+++ COLLECTED MATERIAL

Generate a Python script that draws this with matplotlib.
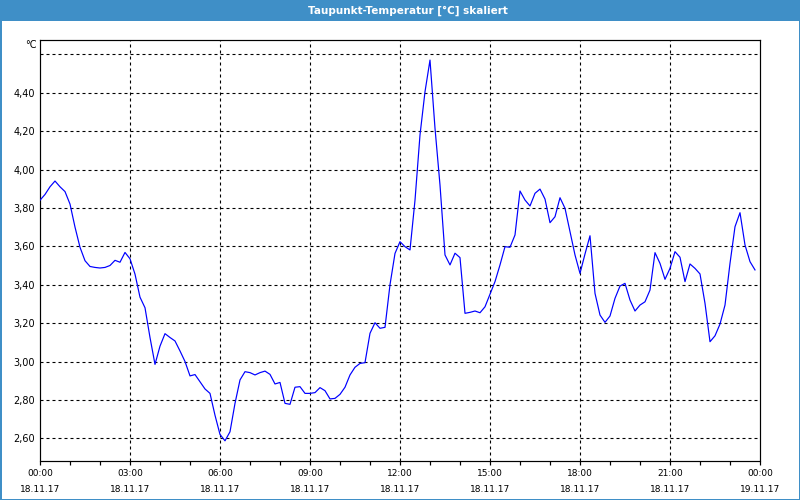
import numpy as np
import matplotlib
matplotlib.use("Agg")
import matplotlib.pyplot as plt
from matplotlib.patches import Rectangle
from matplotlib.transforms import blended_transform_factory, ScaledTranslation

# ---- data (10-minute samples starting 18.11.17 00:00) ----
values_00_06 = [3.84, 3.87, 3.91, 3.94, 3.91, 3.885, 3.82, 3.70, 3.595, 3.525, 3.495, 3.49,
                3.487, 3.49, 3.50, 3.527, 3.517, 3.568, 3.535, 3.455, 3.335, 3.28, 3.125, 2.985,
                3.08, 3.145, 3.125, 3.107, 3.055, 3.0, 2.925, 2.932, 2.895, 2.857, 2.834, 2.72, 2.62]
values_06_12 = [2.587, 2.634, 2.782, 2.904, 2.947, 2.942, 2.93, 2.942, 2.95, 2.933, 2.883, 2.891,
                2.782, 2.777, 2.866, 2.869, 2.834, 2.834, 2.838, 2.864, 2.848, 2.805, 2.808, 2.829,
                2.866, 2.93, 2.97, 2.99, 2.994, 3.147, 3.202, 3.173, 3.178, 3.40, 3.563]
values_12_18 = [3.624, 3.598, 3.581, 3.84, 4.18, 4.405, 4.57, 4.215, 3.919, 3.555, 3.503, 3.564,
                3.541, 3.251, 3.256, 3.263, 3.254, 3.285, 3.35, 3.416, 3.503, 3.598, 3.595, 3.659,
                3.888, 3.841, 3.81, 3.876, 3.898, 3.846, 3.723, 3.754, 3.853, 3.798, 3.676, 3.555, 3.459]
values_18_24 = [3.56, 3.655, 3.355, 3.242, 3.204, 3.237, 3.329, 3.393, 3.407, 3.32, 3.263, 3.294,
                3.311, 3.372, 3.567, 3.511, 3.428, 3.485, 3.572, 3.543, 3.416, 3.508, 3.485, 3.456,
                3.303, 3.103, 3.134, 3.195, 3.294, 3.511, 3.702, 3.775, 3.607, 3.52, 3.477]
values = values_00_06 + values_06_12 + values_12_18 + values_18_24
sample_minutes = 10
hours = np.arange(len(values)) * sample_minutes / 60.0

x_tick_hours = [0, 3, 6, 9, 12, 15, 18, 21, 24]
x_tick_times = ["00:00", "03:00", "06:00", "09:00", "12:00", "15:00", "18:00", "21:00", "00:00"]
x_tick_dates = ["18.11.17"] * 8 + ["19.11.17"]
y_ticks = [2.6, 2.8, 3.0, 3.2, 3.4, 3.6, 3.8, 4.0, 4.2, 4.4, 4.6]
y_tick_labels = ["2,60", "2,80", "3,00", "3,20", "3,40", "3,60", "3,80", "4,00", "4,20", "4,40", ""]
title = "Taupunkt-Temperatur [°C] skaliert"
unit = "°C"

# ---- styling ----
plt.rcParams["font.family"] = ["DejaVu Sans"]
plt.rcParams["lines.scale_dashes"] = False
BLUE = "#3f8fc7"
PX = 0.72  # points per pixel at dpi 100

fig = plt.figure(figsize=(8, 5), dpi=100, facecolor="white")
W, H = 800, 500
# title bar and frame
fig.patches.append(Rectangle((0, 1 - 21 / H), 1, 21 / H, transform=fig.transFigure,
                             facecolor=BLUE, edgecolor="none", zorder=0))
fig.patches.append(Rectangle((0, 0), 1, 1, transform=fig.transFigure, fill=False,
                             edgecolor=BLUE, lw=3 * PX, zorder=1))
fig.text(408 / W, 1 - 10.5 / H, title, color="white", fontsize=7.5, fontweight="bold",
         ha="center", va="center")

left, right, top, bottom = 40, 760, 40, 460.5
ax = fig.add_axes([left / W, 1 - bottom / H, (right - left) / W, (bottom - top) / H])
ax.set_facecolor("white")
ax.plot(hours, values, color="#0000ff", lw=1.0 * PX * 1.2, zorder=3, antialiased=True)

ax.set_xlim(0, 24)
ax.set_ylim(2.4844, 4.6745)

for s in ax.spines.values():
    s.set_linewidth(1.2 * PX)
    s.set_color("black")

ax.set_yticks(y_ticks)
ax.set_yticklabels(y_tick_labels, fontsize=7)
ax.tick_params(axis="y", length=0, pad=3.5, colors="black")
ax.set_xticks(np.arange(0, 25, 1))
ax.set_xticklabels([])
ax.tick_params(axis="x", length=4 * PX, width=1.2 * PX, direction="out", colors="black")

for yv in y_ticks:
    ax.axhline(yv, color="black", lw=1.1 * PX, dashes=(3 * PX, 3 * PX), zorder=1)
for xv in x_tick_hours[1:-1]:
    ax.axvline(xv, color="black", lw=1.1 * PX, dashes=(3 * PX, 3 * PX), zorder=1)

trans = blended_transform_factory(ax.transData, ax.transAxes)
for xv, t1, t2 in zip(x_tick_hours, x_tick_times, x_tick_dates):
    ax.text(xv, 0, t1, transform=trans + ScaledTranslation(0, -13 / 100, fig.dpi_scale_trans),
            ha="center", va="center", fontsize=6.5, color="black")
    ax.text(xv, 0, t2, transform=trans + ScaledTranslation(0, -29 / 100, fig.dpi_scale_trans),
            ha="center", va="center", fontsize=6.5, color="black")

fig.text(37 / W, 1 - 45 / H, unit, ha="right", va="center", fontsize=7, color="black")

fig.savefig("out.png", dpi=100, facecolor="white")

++++++

◆ WHAT TO PRODUCE:
Leave out the pictures and restate, word for word, the lines from the top of the data through the line containing "from matplotlib.transforms import", both included.

◆ FINAL ANSWER:
Generate a Python script that draws this with matplotlib.
import numpy as np
import matplotlib
matplotlib.use("Agg")
import matplotlib.pyplot as plt
from matplotlib.patches import Rectangle
from matplotlib.transforms import blended_transform_factory, ScaledTranslation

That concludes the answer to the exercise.